Now comes the hard part.
After a long impasse, New York state and the teachers’ union reached a deal last week on the evaluation of public school educators. Under the agreement, which will enable New York State to secure some $700 million federal funding it has been awarded through the competitive Race to the Top program, 40 percent of the measure of a teacher’s success will be based on students’ test scores — and half of that amount is to be based on statewide tests.
But the only subjects currently covered by statewide testing in New York are math and English. Four out of five teachers aren’t currently being evaluated based on student performance, and under the new deal most of them will have to be.
New York State’s Race to the Top application promises assessments in areas that are not currently evaluated – social studies, science, the arts, economics and multimedia and computer technology – “to ensure our graduates are fully literate in 21st century skills.”
State education officials must now decide exactly how to grade teachers in subjects in which they’ve never before been under scrutiny.
“The state has to come up with an assessment piece,” said Joe Williams, executive director of Democrats for Education Reform, a multistate advocacy group, “new criteria if not a statewide test.”
Emily Richmond, public editor of National Education Writers Association, confirmed that the federal Department of Education will likely insist on a new teacher testing battery for New York. “The most important thing is what the state promised to do in its own plan and its scope of work, she said. “That’s what the feds are holding states to.”
Other states receiving Race to the Top money have struggled with implementation. In Tennessee, one of the states that won the Race to the Top grant, music teachers were held accountable based on their students’ writing scores.
The evaluation agreement, widely considered a coup for Gov. Andrew Cuomo, is destined to affect all 222,000 public school teachers in the state. Besides creating new evaluation systems, state education officials will have to align those with testing and assessments already in place in local school districts.
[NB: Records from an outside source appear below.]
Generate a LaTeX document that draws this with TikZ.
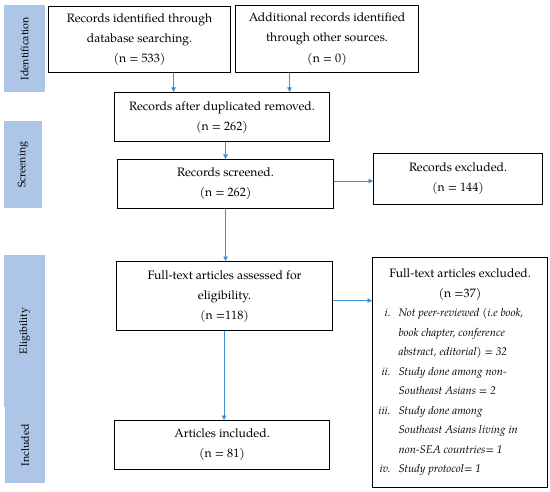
\documentclass[tikz,border=0pt]{standalone}
\usepackage{fontspec}
\setmainfont{TeX Gyre Pagella}
\usetikzlibrary{arrows.meta}
\definecolor{barblue}{HTML}{ADC6E8}
\definecolor{arrblue}{HTML}{3E90D6}
\newcommand{\itl}[1]{{\fontsize{11.2bp}{19.5bp}\selectfont\itshape #1}}
\newcommand{\ttl}[1]{\makebox[166bp][c]{#1}}
\newcommand{\itm}[2]{\makebox[166bp][l]{\makebox[13.5bp][r]{\itl{#1}}\hspace{8bp}\itl{#2}}}
\tikzset{
  box/.style={draw=black, line width=1.1bp, align=center, inner sep=0pt,
    anchor=north west, font=\fontsize{12.2bp}{20bp}\selectfont},
  bar/.style={fill=barblue, draw=none, inner sep=0pt, anchor=north west},
  barlabel/.style={rotate=90, font=\fontsize{10.7bp}{12bp}\selectfont, inner sep=0pt},
  arr/.style={draw=arrblue, line width=0.7bp, -{Triangle[length=4.5bp,width=4.5bp]}}
}
\begin{document}
\begin{tikzpicture}[x=1bp,y=-1bp]
\useasboundingbox (0,0) rectangle (550,492);
\fill[white] (0,0) rectangle (550,492);
% side bars
\node[bar, minimum width=41bp, minimum height=87bp] (b1) at (4,5) {};
\node[barlabel] (l1) at (b1.center) {Identification};
\node[bar, minimum width=38bp, minimum height=87bp] (b2) at (4,121) {};
\node[barlabel] (l2) at (b2.center) {Screening};
\node[bar, minimum width=41bp, minimum height=152bp] (b3) at (4,255) {};
\node[barlabel] (l3) at (b3.center) {Eligibility};
\node[bar, minimum width=40bp, minimum height=76bp] (b4) at (5,407) {};
\node[barlabel] (l4) at (b4.center) {Included};
% boxes
\node[box, minimum width=182bp, minimum height=66bp] (A) at (48,6)
  {Records identified through\\ database searching.\\ (n = 533)};
\node[box, minimum width=183bp, minimum height=67bp] (B) at (235,5)
  {Additional records identified\\ through other sources.\\ (n = 0)};
\node[box, minimum width=215bp, minimum height=49bp] (C) at (114,92)
  {Records after duplicated removed.\\ (n = 262)};
\node[box, minimum width=216bp, minimum height=49bp] (D) at (117,159)
  {Records screened.\\ (n = 262)};
\node[box, minimum width=169bp, minimum height=51bp] (E) at (373,153)
  {Records excluded.\\ (n = 144)};
\node[box, minimum width=216bp, minimum height=69bp] (F) at (116,261)
  {Full-text articles assessed for\\ eligibility.\\ (n =118)};
\node[box, align=left, minimum width=175bp, minimum height=230bp,
      font=\fontsize{12.2bp}{19.5bp}\selectfont] (G) at (372,257)
  {\ttl{Full-text articles excluded.}\\
   \ttl{(n =37)}\\
   \itm{i.}{Not peer-reviewed (i.e book,}\\
   \itm{}{book chapter, conference}\\
   \itm{}{abstract, editorial) = 32}\\
   \itm{ii.}{Study done among non-}\\
   \itm{}{Southeast Asians = 2}\\
   \itm{iii.}{Study done among}\\
   \itm{}{Southeast Asians living in}\\
   \itm{}{non-SEA countries= 1}\\
   \itm{iv.}{Study protocol= 1}};
\node[box, minimum width=215bp, minimum height=49bp] (H) at (114,420)
  {Articles included.\\ (n = 81)};
% arrows
\draw[arr] ([xshift=34bp]A.south) -- ([xshift=34bp]A.south |- C.north);
\draw[arr] ([xshift=-37.5bp]B.south) -- ([xshift=-37.5bp]B.south |- C.north);
\draw[arr] ([xshift=3.5bp]C.south) -- ([xshift=3.5bp]C.south |- D.north);
\draw[arr] ([yshift=3bp]D.east) -- ([yshift=3bp]D.east -| E.west);
\draw[arr] ([xshift=0bp]D.south) -- ([xshift=0bp]D.south |- F.north);
\draw[arr] ([yshift=-4.5bp]F.east) -- ([yshift=-4.5bp]F.east -| G.west);
\draw[arr] ([xshift=-0.5bp]F.south) -- ([xshift=-0.5bp]F.south |- H.north);
\end{tikzpicture}
\end{document}
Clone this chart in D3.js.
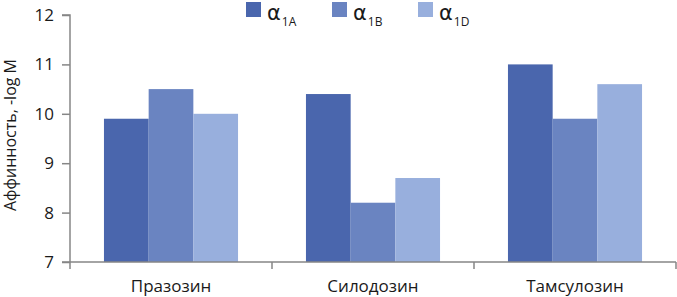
<!DOCTYPE html>
<html><head><meta charset="utf-8">
<script src="https://cdn.jsdelivr.net/npm/d3@7"></script>
<style>body{margin:0;background:#fff}svg{display:block}</style>
</head><body>
<svg id="c" width="677" height="297"></svg>
<script>
const categories = ["Празозин", "Силодозин", "Тамсулозин"];
const seriesNames = ["1A", "1B", "1D"];
const alpha1A = [9.9, 10.4, 11.0];
const alpha1B = [10.5, 8.2, 9.9];
const alpha1D = [10.0, 8.7, 10.6];
const yTicks = [7, 8, 9, 10, 11, 12];
const colors = ["#4a66ad", "#6a84c1", "#98afdd"];
const values = [alpha1A, alpha1B, alpha1D];

const svg = d3.select("#c");
const font = "Open Sans, Lato, sans-serif";
const mLeft = 70, mRight = 676, mTop = 15, mBottom = 262;

const x = d3.scaleBand().domain(categories).range([mLeft, mRight]).paddingInner(0).paddingOuter(0);
const inner = d3.scaleBand().domain(seriesNames).range([0, x.bandwidth()]).paddingInner(0).paddingOuter(0.76);
const y = d3.scaleLinear().domain([7, 12]).range([mBottom, mTop]);

const data = [];
categories.forEach((c, i) => seriesNames.forEach((s, j) => data.push({c, s, v: values[j][i], j})));

svg.append("g").selectAll("rect").data(data).join("rect")
  .attr("x", d => x(d.c) + inner(d.s))
  .attr("width", inner.bandwidth())
  .attr("y", d => y(d.v))
  .attr("height", d => y(7) - y(d.v))
  .attr("fill", d => colors[d.j]);

// Y axis
const yAxis = d3.axisLeft(y).tickValues(yTicks).tickSize(8).tickPadding(8).tickFormat(d3.format("d"));
const gy = svg.append("g").attr("transform", `translate(${mLeft},0)`).call(yAxis);
gy.select(".domain").attr("stroke", "#868686").attr("stroke-width", 1.5).attr("d", `M-8,${mTop}H0V${mBottom}`);
gy.selectAll(".tick line").attr("stroke", "#868686").attr("stroke-width", 1.5);
gy.selectAll(".tick text").attr("font-family", font).attr("font-size", 17).attr("fill", "#1a1a1a");

// X axis
const gx = svg.append("g").attr("transform", `translate(0,${mBottom})`);
gx.append("line").attr("x1", mLeft - 8).attr("x2", mRight).attr("y1", 0).attr("y2", 0)
  .attr("stroke", "#868686").attr("stroke-width", 1.5);
const bounds = categories.map(c => x(c)).concat([x(categories[categories.length-1]) + x.bandwidth()]);
gx.selectAll("line.t").data(bounds).join("line").attr("class", "t")
  .attr("x1", d => d).attr("x2", d => d).attr("y1", 0).attr("y2", 7)
  .attr("stroke", "#868686").attr("stroke-width", 1.5);
gx.selectAll("text").data(categories).join("text")
  .attr("x", d => x(d) + x.bandwidth() / 2).attr("y", 30)
  .attr("text-anchor", "middle").attr("font-family", font).attr("font-size", 17).attr("fill", "#1a1a1a")
  .text(d => d);

// Y title
svg.append("text").attr("transform", `translate(16,135) rotate(-90)`)
  .attr("text-anchor", "middle").attr("font-family", font).attr("font-size", 16).attr("fill", "#1a1a1a")
  .text("Аффинность, -log M");

// Legend
const legX = [246, 332, 418];
const leg = svg.append("g");
seriesNames.forEach((s, i) => {
  leg.append("rect").attr("x", legX[i]).attr("y", 2).attr("width", 15).attr("height", 15).attr("fill", colors[i]);
  const t = leg.append("text").attr("x", legX[i] + 21).attr("y", 20).attr("font-family", "DejaVu Sans, sans-serif").attr("fill", "#1a1a1a");
  t.append("tspan").attr("font-size", 21).text("α");
  t.append("tspan").attr("font-family", font).attr("font-size", 12).attr("dx", 1).attr("dy", 6).text(s);
});
</script>
</body></html>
Thomas Knab, vice-president of New York State Arts Teachers Association and president of the Williamsville Teachers Association teaches in a district, near Buffalo, that has already devised its own system of evaluations in subjects beyond math and English. He’s concerned about what will happen as the state’s new standards, which will have to be devised quickly, descend onto local districts.
“The changes seem to be developed on an as-needed basis without sufficient planning,” said Knab. He notes that his own subject, art, is especially subjective and tough to evaluate. Currently, each school district determines how students and teachers are graded.
Under the new deal, which gives local districts the power to determine 40 percent of a teacher’s evaluation, localities will still have some leeway to determine how educators will be graded.
But even within a district individual schools use widely varying curricula and materials for the same subjects, making it difficult to develop a single yardstick for measuring teachers. A principal on Manhattan’s West Side, who spoke on condition of anonymity, warned that evaluations could be difficult to carry out consistently. “Teachers should be held accountable but currently there is no common curriculum that schools can focus on,” she said. “It seems misguided simply because there isn’t a statewide curriculum and teachers are then graded on these tests.”
Within her Manhattan district, she added, different schools follow very different paths to learning. Said the principal, “You walk into an English class here and one across the street and the kids are using different reading materials.”